Howard reassembled the Stark Seven and killed the boss of the Greys, forcing his thugs to abandon Earth, who were secretly killed by Recorder 451 after he hijacked their spaceship before they could send any information about the baby to their superiors. Back at the Stark Compound, Recorder 451 said goodbye to Howard Stark and departed.

Back in the present, Recorder 451 revealed the true reason why he needed Tony Stark: to make him the nuclear deterrent of Earth, the pilot of a 25,000 feet-tall suit called the Godkiller Armor.

Recorder 451 had added a secret component to Tony Stark's programming: Tony would be the only accessible pilot of the Godkiller, with the recovered Heart of the Voldi. Recorder 451 activated the massive suit and set it in auto-pilot, a function in which the suit was clumsy without a pilot. Tony Stark was about to be forced to connect himself with the armor, but Death's Head had followed Recorder 451, who was revealed to have a price on his head, and attacked the robot, allowing Tony Stark to escape in the confusion and get to another extreme of the Godkiller. Recorder 451 set the autopilot of the Godkiller to the nearest planet, knowing Tony Stark would be forced to connect and control the Godkiller if he wanted to save that world. Tony Stark tried to connect to the suit, but, to his surprise, couldn't.

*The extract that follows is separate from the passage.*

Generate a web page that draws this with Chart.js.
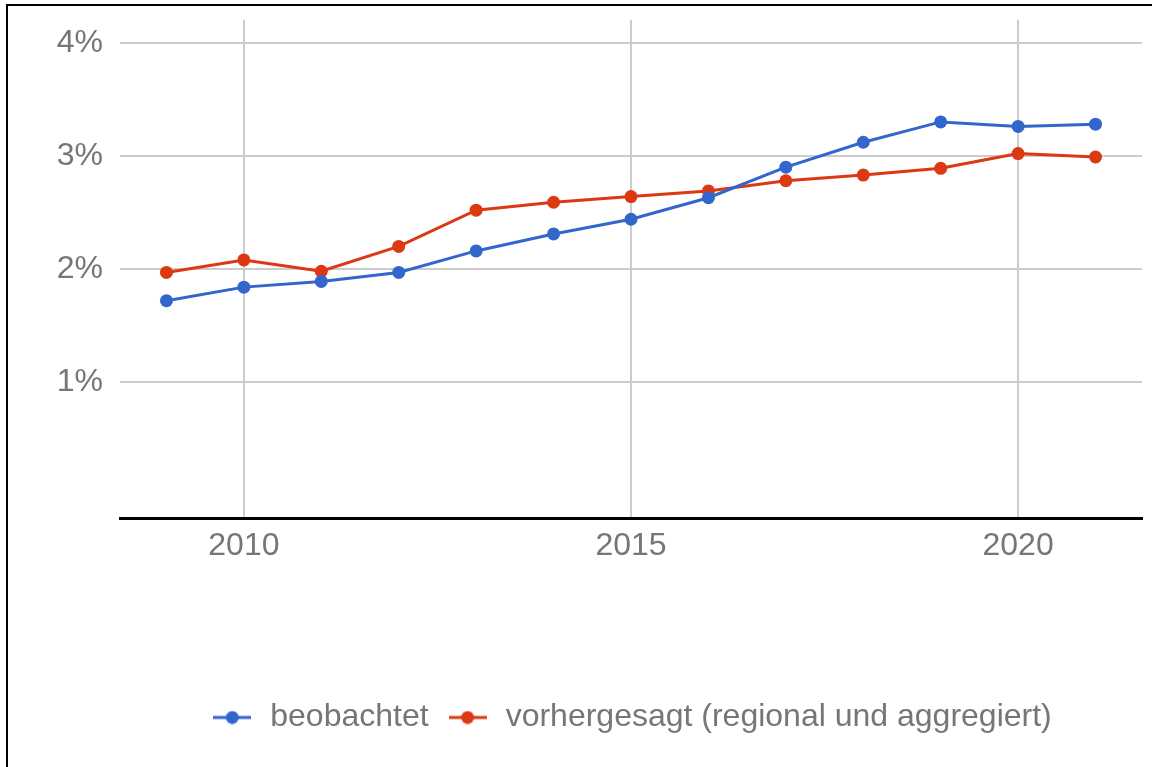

After the Godkiller broke through that planet, Recorder 451 thought Tony Stark did not want to connect to the Godkiller, and recalibrated the coordinates of the suit to the one planet he knew Tony Stark wouldn't let to be destroyed:  Earth.

Recorder 451 battled Iron Man - who managed to access to his mobile armory and remotely control other armors - in order to force him pilot the Godkiller, but the Recorder couldn't hack Tony Stark's suits because they were being directly wired to Tony Stark's armor, protected by a sealed system. After having his hacking unit destroyed by a laser, Recorder 451 was finally defeated by the Heavy Duty Armor.

After being shown personally by Tony Stark that he couldn't pilot the armor, Recorder 451 ordered the Godkiller to abort his mission, thus saving Earth. Recorder 451 realized all his efforts and the beings he killed were in vain as Tony couldn't pilot the Godkiller, and decided that such weapon or Tony Stark couldn't be left in existence, for which he commanded the armor to seal his exits and fold out of reality.

Recorder 451 finally realized he shouldn't have acted, and decided to delete his main error: itself. The Recorder deleted itself, along Tony Stark's only way to escape. Tony Stark managed to hack into Recorder 451's databases and get the access code, being able to escape the Godkiller just in time as it faded to another dimension. Iron Man took 451's body and planned to use the Recorder's vast database for new purposes.